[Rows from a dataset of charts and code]
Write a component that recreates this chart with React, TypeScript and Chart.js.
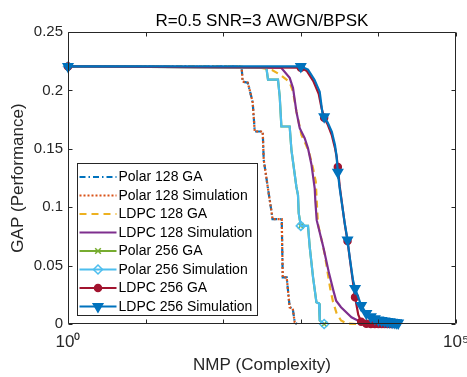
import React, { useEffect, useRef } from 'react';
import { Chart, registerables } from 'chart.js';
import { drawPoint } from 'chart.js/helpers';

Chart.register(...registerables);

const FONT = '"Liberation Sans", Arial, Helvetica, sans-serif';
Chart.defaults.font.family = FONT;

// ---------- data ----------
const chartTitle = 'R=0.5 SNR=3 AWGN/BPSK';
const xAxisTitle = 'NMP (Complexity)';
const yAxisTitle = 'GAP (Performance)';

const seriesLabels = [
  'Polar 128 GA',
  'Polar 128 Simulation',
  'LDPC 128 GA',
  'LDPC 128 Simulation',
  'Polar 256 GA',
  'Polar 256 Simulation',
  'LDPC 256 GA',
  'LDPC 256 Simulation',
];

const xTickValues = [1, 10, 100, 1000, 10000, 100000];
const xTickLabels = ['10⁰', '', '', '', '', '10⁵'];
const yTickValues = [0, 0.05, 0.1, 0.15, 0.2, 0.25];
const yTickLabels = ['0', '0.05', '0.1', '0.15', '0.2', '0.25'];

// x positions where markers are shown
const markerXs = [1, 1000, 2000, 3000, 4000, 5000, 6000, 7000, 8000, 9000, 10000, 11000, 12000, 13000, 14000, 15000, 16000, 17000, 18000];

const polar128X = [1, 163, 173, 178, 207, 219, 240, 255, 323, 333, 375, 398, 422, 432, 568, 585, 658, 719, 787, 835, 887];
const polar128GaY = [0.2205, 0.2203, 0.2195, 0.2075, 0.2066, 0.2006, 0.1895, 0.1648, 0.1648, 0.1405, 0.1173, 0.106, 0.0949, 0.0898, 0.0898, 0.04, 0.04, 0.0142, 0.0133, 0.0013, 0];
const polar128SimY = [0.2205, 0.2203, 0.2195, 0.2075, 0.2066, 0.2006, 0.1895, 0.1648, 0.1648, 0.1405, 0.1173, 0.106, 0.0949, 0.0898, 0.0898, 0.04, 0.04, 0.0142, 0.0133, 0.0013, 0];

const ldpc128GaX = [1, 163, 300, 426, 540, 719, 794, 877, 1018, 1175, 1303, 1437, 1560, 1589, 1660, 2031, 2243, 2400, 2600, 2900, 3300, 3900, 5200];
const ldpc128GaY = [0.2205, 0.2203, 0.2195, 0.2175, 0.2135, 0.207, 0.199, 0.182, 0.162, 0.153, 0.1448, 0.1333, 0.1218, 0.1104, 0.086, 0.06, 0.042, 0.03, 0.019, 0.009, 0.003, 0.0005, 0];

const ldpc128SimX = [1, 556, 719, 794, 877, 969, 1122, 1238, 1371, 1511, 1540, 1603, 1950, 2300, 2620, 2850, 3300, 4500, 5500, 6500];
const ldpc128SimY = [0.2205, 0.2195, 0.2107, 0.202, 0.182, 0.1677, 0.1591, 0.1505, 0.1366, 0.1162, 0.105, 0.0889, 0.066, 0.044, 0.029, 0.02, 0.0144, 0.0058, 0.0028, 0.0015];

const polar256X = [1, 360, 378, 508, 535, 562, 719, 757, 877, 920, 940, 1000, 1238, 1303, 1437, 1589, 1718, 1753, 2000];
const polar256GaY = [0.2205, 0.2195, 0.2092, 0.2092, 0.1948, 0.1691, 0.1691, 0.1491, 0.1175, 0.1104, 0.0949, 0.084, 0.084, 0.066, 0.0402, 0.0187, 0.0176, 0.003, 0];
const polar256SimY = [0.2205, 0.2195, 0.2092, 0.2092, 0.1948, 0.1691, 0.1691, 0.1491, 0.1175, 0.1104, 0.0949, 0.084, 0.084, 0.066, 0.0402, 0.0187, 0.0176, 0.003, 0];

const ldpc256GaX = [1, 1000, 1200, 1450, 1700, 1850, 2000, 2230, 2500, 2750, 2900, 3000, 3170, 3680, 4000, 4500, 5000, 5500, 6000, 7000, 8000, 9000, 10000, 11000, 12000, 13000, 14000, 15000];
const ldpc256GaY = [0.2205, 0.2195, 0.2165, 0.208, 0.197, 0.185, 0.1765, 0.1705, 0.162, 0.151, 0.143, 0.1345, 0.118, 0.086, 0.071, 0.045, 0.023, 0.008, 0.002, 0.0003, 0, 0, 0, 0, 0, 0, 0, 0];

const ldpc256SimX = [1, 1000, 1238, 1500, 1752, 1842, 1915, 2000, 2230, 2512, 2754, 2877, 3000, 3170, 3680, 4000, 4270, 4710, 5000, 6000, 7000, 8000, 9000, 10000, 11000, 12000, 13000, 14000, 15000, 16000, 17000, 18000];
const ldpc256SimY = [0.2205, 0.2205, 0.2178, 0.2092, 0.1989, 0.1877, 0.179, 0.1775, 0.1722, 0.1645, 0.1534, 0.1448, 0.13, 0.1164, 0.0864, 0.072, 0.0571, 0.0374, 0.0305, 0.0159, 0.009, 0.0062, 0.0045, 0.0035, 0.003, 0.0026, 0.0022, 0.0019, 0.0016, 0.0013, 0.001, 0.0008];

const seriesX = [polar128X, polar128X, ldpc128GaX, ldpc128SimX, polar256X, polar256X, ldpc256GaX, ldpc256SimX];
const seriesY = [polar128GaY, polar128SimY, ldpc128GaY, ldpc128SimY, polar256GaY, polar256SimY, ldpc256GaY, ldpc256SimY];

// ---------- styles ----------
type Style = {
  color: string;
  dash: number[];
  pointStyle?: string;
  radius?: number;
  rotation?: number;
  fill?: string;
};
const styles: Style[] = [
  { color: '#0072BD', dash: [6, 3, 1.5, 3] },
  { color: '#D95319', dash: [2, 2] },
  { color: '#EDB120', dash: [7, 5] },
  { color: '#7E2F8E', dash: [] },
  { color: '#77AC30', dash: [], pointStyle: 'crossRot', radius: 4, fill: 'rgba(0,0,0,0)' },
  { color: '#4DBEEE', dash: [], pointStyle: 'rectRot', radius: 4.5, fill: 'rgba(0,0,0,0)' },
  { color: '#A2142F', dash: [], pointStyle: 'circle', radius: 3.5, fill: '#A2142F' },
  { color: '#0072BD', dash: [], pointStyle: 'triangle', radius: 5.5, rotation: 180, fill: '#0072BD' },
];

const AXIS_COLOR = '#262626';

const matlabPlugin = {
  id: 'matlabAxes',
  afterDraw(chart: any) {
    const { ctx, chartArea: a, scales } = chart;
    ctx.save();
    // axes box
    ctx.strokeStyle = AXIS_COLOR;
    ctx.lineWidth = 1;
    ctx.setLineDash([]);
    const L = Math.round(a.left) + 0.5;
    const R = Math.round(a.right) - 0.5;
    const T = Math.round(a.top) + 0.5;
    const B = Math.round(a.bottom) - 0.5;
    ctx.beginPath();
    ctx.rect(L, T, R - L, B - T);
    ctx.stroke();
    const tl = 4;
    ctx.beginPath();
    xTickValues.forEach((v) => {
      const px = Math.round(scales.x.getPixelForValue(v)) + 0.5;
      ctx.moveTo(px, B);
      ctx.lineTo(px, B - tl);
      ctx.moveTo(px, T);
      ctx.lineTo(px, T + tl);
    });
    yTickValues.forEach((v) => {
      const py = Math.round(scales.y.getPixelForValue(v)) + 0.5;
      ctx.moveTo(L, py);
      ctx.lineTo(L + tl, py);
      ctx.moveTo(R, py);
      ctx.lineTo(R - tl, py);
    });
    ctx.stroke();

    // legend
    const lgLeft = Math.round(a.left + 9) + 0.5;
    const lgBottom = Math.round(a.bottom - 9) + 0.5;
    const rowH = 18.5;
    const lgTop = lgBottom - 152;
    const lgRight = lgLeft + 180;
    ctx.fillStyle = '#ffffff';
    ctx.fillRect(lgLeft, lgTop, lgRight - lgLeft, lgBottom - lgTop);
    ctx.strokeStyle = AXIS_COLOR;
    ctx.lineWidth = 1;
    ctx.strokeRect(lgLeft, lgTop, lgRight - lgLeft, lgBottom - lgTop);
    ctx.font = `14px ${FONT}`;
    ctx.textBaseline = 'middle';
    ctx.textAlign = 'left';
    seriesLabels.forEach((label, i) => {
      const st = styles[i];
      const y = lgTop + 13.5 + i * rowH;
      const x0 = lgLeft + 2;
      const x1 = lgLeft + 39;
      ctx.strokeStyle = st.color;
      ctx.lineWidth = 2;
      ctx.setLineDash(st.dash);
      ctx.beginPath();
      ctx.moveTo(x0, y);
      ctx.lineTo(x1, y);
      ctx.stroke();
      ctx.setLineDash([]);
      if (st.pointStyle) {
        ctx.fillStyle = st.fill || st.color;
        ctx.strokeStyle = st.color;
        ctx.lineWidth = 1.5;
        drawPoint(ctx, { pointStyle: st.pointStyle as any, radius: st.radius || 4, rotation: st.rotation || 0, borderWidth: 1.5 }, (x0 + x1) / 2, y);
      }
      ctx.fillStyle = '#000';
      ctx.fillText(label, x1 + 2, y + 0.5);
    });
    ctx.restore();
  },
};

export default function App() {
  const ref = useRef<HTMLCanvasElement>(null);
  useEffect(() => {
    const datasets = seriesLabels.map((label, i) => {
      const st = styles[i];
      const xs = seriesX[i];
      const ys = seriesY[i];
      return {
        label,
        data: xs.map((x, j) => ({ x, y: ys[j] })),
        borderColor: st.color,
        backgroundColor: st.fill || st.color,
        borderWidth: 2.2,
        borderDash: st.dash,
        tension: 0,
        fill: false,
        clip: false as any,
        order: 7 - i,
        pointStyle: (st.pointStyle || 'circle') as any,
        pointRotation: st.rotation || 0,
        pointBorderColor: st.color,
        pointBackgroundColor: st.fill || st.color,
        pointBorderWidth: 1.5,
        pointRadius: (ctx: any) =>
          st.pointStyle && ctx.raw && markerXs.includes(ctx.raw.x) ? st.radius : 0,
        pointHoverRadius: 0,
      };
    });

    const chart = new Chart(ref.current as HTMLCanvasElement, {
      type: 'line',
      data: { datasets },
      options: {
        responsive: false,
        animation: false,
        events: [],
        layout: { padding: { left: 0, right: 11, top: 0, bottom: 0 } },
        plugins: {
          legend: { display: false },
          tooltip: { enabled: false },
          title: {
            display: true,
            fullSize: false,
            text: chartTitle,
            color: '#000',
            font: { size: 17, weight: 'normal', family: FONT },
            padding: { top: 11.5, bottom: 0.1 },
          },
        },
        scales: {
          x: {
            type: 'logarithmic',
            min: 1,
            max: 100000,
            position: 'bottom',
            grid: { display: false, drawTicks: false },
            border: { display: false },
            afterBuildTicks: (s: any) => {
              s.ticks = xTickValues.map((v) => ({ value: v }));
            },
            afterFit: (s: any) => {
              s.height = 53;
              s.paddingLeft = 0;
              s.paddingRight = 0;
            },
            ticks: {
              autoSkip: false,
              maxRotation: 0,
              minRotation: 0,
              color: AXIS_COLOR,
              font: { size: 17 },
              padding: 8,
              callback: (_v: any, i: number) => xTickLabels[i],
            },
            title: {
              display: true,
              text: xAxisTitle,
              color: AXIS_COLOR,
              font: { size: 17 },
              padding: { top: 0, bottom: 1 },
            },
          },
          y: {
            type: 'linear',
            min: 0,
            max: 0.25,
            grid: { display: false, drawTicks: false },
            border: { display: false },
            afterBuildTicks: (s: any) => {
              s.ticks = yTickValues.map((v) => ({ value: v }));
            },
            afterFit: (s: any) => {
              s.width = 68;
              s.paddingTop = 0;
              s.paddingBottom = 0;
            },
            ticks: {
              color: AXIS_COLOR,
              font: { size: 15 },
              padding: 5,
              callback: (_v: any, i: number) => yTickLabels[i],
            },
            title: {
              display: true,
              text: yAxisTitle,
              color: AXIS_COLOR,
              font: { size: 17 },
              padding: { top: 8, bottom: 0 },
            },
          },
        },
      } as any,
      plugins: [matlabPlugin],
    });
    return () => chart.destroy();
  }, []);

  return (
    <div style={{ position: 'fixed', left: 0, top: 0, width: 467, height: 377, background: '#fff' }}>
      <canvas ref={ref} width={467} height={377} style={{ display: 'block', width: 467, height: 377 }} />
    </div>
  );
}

* * *

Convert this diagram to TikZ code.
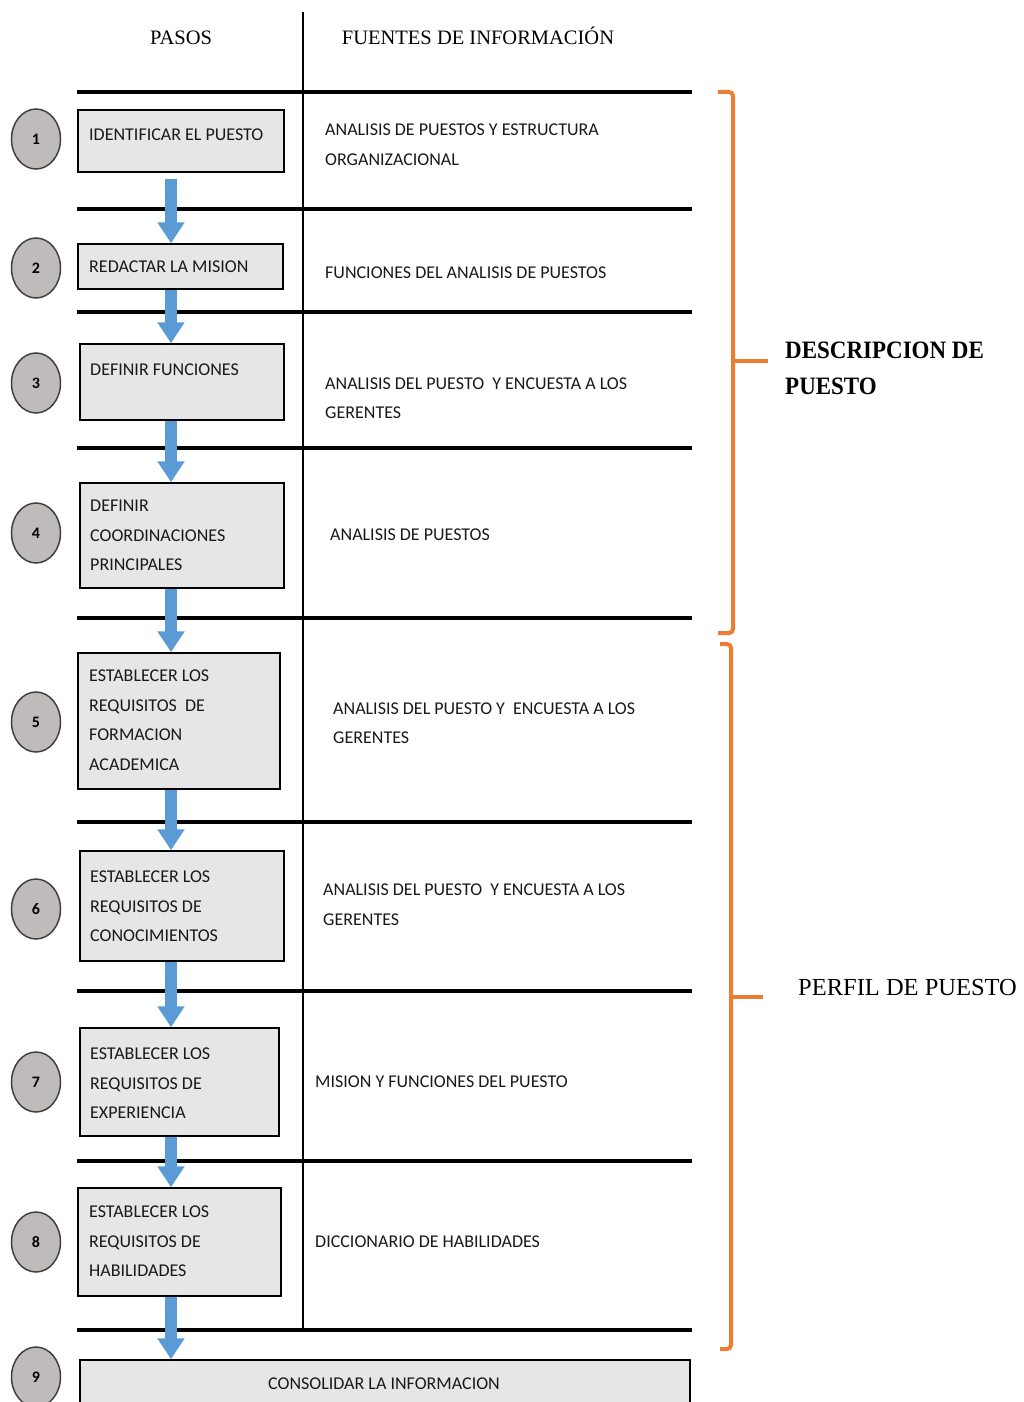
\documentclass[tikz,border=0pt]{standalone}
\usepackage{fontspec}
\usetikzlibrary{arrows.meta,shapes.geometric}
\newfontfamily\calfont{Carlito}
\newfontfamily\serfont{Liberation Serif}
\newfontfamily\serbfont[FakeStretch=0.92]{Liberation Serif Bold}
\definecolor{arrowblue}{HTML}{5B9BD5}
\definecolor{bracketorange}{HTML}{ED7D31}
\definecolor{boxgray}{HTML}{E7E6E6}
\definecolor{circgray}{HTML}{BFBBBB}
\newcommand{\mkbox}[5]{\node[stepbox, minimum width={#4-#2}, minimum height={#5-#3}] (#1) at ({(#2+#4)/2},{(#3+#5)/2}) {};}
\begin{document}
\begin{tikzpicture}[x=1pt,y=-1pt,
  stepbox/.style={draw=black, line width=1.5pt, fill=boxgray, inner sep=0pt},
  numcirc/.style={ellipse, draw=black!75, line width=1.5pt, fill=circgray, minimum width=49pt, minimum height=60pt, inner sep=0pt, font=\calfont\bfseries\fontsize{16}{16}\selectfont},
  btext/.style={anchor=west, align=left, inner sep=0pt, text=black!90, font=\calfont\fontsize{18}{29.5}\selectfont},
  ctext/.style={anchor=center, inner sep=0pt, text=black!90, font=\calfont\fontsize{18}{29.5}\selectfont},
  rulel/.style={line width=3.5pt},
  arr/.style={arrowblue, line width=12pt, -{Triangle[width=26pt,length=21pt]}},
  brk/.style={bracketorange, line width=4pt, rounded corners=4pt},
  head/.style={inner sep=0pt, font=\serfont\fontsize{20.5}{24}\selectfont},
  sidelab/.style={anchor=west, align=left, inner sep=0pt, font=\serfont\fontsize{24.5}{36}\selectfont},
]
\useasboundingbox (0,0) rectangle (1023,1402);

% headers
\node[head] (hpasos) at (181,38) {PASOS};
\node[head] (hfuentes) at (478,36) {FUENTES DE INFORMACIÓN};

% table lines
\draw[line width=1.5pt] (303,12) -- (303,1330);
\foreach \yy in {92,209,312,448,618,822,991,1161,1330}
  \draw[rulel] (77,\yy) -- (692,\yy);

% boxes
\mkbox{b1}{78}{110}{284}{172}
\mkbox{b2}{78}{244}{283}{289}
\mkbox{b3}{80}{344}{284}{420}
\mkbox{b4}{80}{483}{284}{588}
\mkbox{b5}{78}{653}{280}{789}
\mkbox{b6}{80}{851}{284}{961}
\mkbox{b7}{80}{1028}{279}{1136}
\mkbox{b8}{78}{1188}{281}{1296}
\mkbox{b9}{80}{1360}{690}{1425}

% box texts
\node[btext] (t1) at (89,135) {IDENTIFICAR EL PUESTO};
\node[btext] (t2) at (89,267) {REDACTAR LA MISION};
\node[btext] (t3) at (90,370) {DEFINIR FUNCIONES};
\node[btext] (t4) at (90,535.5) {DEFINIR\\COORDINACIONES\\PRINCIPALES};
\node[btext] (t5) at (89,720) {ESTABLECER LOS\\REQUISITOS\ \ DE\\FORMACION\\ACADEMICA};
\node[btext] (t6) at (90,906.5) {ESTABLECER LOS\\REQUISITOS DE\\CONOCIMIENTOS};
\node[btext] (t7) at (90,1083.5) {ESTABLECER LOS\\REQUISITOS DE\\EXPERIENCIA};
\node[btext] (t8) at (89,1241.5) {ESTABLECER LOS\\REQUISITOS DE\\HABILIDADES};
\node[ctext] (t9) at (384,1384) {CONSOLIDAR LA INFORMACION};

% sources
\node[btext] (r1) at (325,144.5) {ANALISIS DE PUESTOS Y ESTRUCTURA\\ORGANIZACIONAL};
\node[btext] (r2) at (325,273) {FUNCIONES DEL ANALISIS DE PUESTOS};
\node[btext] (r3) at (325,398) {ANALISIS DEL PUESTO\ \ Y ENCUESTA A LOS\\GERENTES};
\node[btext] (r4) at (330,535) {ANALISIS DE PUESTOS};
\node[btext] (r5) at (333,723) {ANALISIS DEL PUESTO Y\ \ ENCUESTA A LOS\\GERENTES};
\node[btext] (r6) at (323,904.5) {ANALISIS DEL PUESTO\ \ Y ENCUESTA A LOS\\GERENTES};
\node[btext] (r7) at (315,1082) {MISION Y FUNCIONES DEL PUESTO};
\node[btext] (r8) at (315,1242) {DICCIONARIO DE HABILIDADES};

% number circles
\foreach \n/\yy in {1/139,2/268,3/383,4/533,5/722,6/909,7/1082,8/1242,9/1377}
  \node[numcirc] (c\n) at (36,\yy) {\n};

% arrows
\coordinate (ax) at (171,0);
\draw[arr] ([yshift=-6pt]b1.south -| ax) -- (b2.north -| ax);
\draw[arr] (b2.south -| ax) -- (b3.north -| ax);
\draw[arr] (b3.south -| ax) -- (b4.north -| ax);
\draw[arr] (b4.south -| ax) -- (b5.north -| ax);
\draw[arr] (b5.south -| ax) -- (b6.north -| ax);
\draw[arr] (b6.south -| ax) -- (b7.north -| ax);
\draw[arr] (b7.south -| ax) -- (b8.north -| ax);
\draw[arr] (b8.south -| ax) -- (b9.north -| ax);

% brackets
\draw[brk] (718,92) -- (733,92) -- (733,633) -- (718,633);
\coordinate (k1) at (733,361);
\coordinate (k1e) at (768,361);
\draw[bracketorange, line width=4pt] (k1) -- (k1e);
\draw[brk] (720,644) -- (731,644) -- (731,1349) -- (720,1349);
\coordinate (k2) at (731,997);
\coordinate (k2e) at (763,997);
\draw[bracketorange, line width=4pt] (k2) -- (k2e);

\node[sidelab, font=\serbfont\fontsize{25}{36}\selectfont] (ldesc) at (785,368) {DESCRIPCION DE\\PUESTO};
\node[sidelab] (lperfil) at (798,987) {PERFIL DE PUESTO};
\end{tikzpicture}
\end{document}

==

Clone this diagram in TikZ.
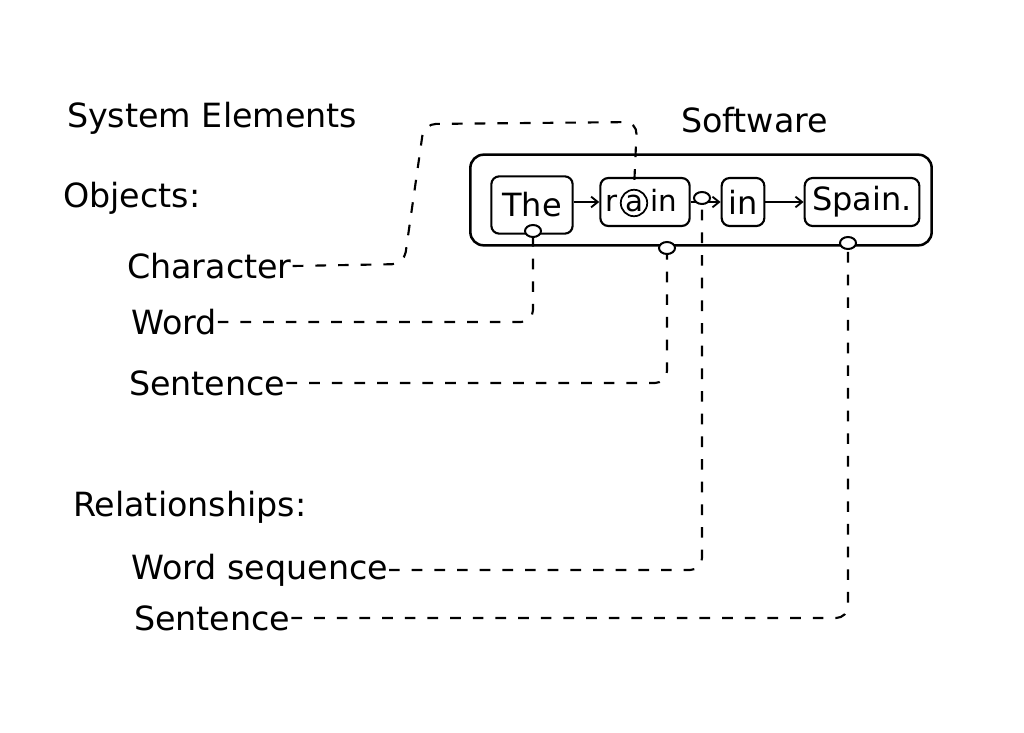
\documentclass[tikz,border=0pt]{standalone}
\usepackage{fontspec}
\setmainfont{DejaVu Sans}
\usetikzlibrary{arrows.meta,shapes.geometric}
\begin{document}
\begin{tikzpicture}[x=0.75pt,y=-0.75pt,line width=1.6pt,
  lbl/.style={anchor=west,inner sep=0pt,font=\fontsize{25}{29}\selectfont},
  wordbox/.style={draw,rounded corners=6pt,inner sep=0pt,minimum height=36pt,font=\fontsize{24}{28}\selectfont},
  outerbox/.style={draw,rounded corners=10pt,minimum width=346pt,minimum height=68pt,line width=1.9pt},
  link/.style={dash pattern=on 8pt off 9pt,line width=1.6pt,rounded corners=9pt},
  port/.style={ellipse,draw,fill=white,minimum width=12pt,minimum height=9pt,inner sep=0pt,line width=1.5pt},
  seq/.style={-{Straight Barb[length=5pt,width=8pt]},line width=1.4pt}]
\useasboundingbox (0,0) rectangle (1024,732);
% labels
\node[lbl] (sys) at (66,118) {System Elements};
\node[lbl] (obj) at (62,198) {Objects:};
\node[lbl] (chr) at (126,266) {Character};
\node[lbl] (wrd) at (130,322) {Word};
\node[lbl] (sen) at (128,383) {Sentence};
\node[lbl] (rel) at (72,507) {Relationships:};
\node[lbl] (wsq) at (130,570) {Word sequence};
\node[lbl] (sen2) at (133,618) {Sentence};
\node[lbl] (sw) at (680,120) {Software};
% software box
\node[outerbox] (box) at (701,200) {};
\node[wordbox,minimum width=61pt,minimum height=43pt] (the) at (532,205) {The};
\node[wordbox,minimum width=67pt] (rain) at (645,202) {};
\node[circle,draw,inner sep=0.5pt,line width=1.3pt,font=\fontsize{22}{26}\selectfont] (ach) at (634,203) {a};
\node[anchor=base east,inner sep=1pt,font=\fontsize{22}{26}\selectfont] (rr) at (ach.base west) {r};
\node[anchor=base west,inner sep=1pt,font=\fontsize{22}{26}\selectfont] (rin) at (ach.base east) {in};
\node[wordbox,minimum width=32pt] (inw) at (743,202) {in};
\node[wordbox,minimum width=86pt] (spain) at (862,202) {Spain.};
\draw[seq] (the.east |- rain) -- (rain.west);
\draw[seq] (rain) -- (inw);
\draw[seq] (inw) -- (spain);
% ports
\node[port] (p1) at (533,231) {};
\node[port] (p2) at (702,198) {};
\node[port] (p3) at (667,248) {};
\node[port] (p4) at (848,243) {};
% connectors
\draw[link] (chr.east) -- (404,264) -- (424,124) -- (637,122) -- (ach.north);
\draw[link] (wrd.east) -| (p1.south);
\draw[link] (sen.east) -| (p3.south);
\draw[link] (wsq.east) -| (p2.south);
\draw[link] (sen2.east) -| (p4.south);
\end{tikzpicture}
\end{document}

→ TO BE DONE:
Output exactly the lines above, from the line with "Write a component" to the line with "Chart.register(...registerables);", both included; skip the pictures.

→ CORRECT RESULT:
Write a component that recreates this chart with React, TypeScript and Chart.js.
import React, { useEffect, useRef } from 'react';
import { Chart, registerables } from 'chart.js';
import { drawPoint } from 'chart.js/helpers';

Chart.register(...registerables);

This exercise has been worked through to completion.